WRITTEN PROBLEM: Leave the pictures out and quote every line from the start of the listing to the line with "0.962, 0.974, 0.982, 0.988, 0.994, 0.998, 0.999]", inclusive.

AVAILABLE DATA:
┏━━

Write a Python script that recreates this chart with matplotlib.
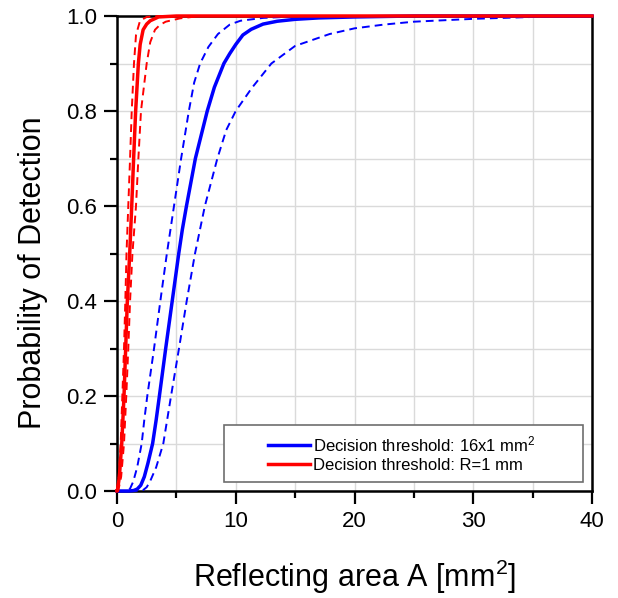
import matplotlib
matplotlib.use("Agg")
import matplotlib.pyplot as plt
from matplotlib.patches import Rectangle

plt.rcParams['font.family'] = ['Liberation Sans', 'DejaVu Sans']
plt.rcParams['mathtext.fontset'] = 'custom'
plt.rcParams['mathtext.rm'] = 'Liberation Sans'
plt.rcParams['mathtext.it'] = 'Liberation Sans:italic'

# ---- data ----
blue_x = [0, 1.0, 1.4, 1.7, 2.0, 2.3, 2.6, 3.0, 3.3, 3.57, 4.1, 4.65, 5.2, 5.5, 5.85, 6.6, 7.1, 7.6, 8.2, 9.0,
          9.5, 10.0, 10.6, 11.3, 12.3, 13.5, 15, 17, 20, 25, 40]
blue_y = [0, 0, 0.001, 0.004, 0.012, 0.03, 0.058, 0.1, 0.15, 0.2, 0.3, 0.4, 0.5, 0.55, 0.6, 0.7, 0.75, 0.8, 0.85, 0.9,
          0.921, 0.94, 0.96, 0.972, 0.983, 0.989, 0.993, 0.996, 0.998, 1.0, 1.0]

blue_lo_x = [0, 0.9, 1.1, 1.37, 1.7, 2.08, 2.3, 2.55, 3.12, 3.65, 4.2, 4.8, 5.4, 6.05, 6.5, 7.0, 7.7, 8.5,
             9.5, 10.4, 12.3, 15, 20, 40]
blue_lo_y = [0, 0, 0.005, 0.02, 0.05, 0.1, 0.15, 0.2, 0.3, 0.4, 0.5, 0.6, 0.7, 0.8, 0.86, 0.9, 0.935, 0.962,
             0.982, 0.99, 0.996, 0.999, 1.0, 1.0]

blue_hi_x = [0, 1.5, 2.2, 2.5, 2.78, 3.3, 3.9, 4.55, 5.22, 5.87, 6.57, 7.4, 8.45, 9.2, 10.0, 11.34, 13.0, 15,
             17.9, 20, 22.5, 25, 30, 35, 40]
blue_hi_y = [0, 0, 0.002, 0.008, 0.02, 0.05, 0.1, 0.2, 0.3, 0.4, 0.5, 0.6, 0.7, 0.76, 0.8, 0.848, 0.9, 0.937,
             0.962, 0.974, 0.982, 0.988, 0.994, 0.998, 0.999]

red_x = [0, 0.03, 0.2, 0.4, 0.59, 0.73, 0.87, 1.07, 1.24, 1.4, 1.57, 1.8, 1.95, 2.2, 2.5, 2.8, 3.5, 5, 40]
red_y = [0, 0, 0.03, 0.1, 0.2, 0.3, 0.4, 0.5, 0.6, 0.7, 0.8, 0.9, 0.94, 0.971, 0.983, 0.99, 0.998, 1.0, 1.0]

red_lo_x = [0, 0.15, 0.31, 0.45, 0.59, 0.7, 0.8, 0.95, 1.1, 1.24, 1.43, 1.6, 1.94, 2.5, 3.5, 40]
red_lo_y = [0, 0.03, 0.1, 0.2, 0.3, 0.4, 0.5, 0.6, 0.7, 0.8, 0.9, 0.96, 0.99, 0.998, 1.0, 1.0]

red_hi_x = [0, 0.1, 0.35, 0.59, 0.78, 0.95, 1.1, 1.3, 1.6, 1.8, 2.02, 2.5, 2.8, 3.2, 3.6, 4.1, 5.3, 7, 40]
red_hi_y = [0, 0, 0.03, 0.1, 0.2, 0.3, 0.4, 0.5, 0.6, 0.7, 0.8, 0.9, 0.945, 0.971, 0.981, 0.988, 0.995, 1.0, 1.0]

labels = ['Decision threshold: 16x1 mm$^2$', 'Decision threshold: R=1 mm']
xticks = [0, 10, 20, 30, 40]
yticks = [0.0, 0.2, 0.4, 0.6, 0.8, 1.0]

# ---- figure ----
fig = plt.figure(figsize=(6.18, 5.98), dpi=100)
ax = fig.add_axes([117/618, 1-491/598, 475/618, 475/598])

blue = '#0000ff'
red = '#ff0000'
dash = (4, 2.6)

l1, = ax.plot(blue_x, blue_y, color=blue, lw=2.5, clip_on=False, zorder=3, label=labels[0],
              solid_joinstyle='round')
ax.plot(blue_lo_x, blue_lo_y, color=blue, lw=1.4, ls=(0, dash), clip_on=False, zorder=3)
ax.plot(blue_hi_x, blue_hi_y, color=blue, lw=1.4, ls=(0, dash), clip_on=False, zorder=3)
l2, = ax.plot(red_x, red_y, color=red, lw=2.5, clip_on=False, zorder=3.2, label=labels[1],
              solid_joinstyle='round')
ax.plot(red_lo_x, red_lo_y, color=red, lw=1.4, ls=(0, dash), clip_on=False, zorder=3.1)
ax.plot(red_hi_x, red_hi_y, color=red, lw=1.4, ls=(0, dash), clip_on=False, zorder=3.1)

ax.set_xlim(0, 40)
ax.set_ylim(0, 1.0)
ax.set_xticks(xticks)
ax.set_xticks([5, 15, 25, 35], minor=True)
ax.set_yticks(yticks)
ax.set_yticks([0.1, 0.3, 0.5, 0.7, 0.9], minor=True)
ax.set_yticklabels([f'{v:.1f}' for v in yticks])

ax.grid(True, which='both', color='#dadada', lw=1.0, zorder=0)
ax.set_axisbelow(True)

ax.tick_params(which='major', direction='out', length=9.5, width=1.6, labelsize=16, pad=5, colors='black')
ax.tick_params(which='minor', direction='out', length=5, width=1.6)
for s in ax.spines.values():
    s.set_linewidth(1.8)
    s.set_color('black')

ax.set_xlabel('Reflecting area A [mm$^2$]', fontsize=22)
ax.set_ylabel('Probability of Detection', fontsize=22)
ax.xaxis.set_label_coords(0.5, -0.14)
ax.yaxis.set_label_coords(-0.145, 0.459)

# legend frame and legend
ax.add_patch(Rectangle((0.225, 0.019), 0.756, 0.120, transform=ax.transAxes,
                       facecolor='white', edgecolor='#6e6e6e', lw=1.2, zorder=4))
leg = ax.legend(handles=[l1, l2], loc='center', bbox_to_anchor=(0.6, 0.079),
                frameon=False, fontsize=12, handlelength=2.5, handletextpad=0.2,
                labelspacing=0.2, borderpad=0.2)
leg.set_zorder(5)

fig.savefig('out.png', dpi=100)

┗━━

RESPONSE FOR THIS EXERCISE:
Write a Python script that recreates this chart with matplotlib.
import matplotlib
matplotlib.use("Agg")
import matplotlib.pyplot as plt
from matplotlib.patches import Rectangle

plt.rcParams['font.family'] = ['Liberation Sans', 'DejaVu Sans']
plt.rcParams['mathtext.fontset'] = 'custom'
plt.rcParams['mathtext.rm'] = 'Liberation Sans'
plt.rcParams['mathtext.it'] = 'Liberation Sans:italic'

# ---- data ----
blue_x = [0, 1.0, 1.4, 1.7, 2.0, 2.3, 2.6, 3.0, 3.3, 3.57, 4.1, 4.65, 5.2, 5.5, 5.85, 6.6, 7.1, 7.6, 8.2, 9.0,
          9.5, 10.0, 10.6, 11.3, 12.3, 13.5, 15, 17, 20, 25, 40]
blue_y = [0, 0, 0.001, 0.004, 0.012, 0.03, 0.058, 0.1, 0.15, 0.2, 0.3, 0.4, 0.5, 0.55, 0.6, 0.7, 0.75, 0.8, 0.85, 0.9,
          0.921, 0.94, 0.96, 0.972, 0.983, 0.989, 0.993, 0.996, 0.998, 1.0, 1.0]

blue_lo_x = [0, 0.9, 1.1, 1.37, 1.7, 2.08, 2.3, 2.55, 3.12, 3.65, 4.2, 4.8, 5.4, 6.05, 6.5, 7.0, 7.7, 8.5,
             9.5, 10.4, 12.3, 15, 20, 40]
blue_lo_y = [0, 0, 0.005, 0.02, 0.05, 0.1, 0.15, 0.2, 0.3, 0.4, 0.5, 0.6, 0.7, 0.8, 0.86, 0.9, 0.935, 0.962,
             0.982, 0.99, 0.996, 0.999, 1.0, 1.0]

blue_hi_x = [0, 1.5, 2.2, 2.5, 2.78, 3.3, 3.9, 4.55, 5.22, 5.87, 6.57, 7.4, 8.45, 9.2, 10.0, 11.34, 13.0, 15,
             17.9, 20, 22.5, 25, 30, 35, 40]
blue_hi_y = [0, 0, 0.002, 0.008, 0.02, 0.05, 0.1, 0.2, 0.3, 0.4, 0.5, 0.6, 0.7, 0.76, 0.8, 0.848, 0.9, 0.937,
             0.962, 0.974, 0.982, 0.988, 0.994, 0.998, 0.999]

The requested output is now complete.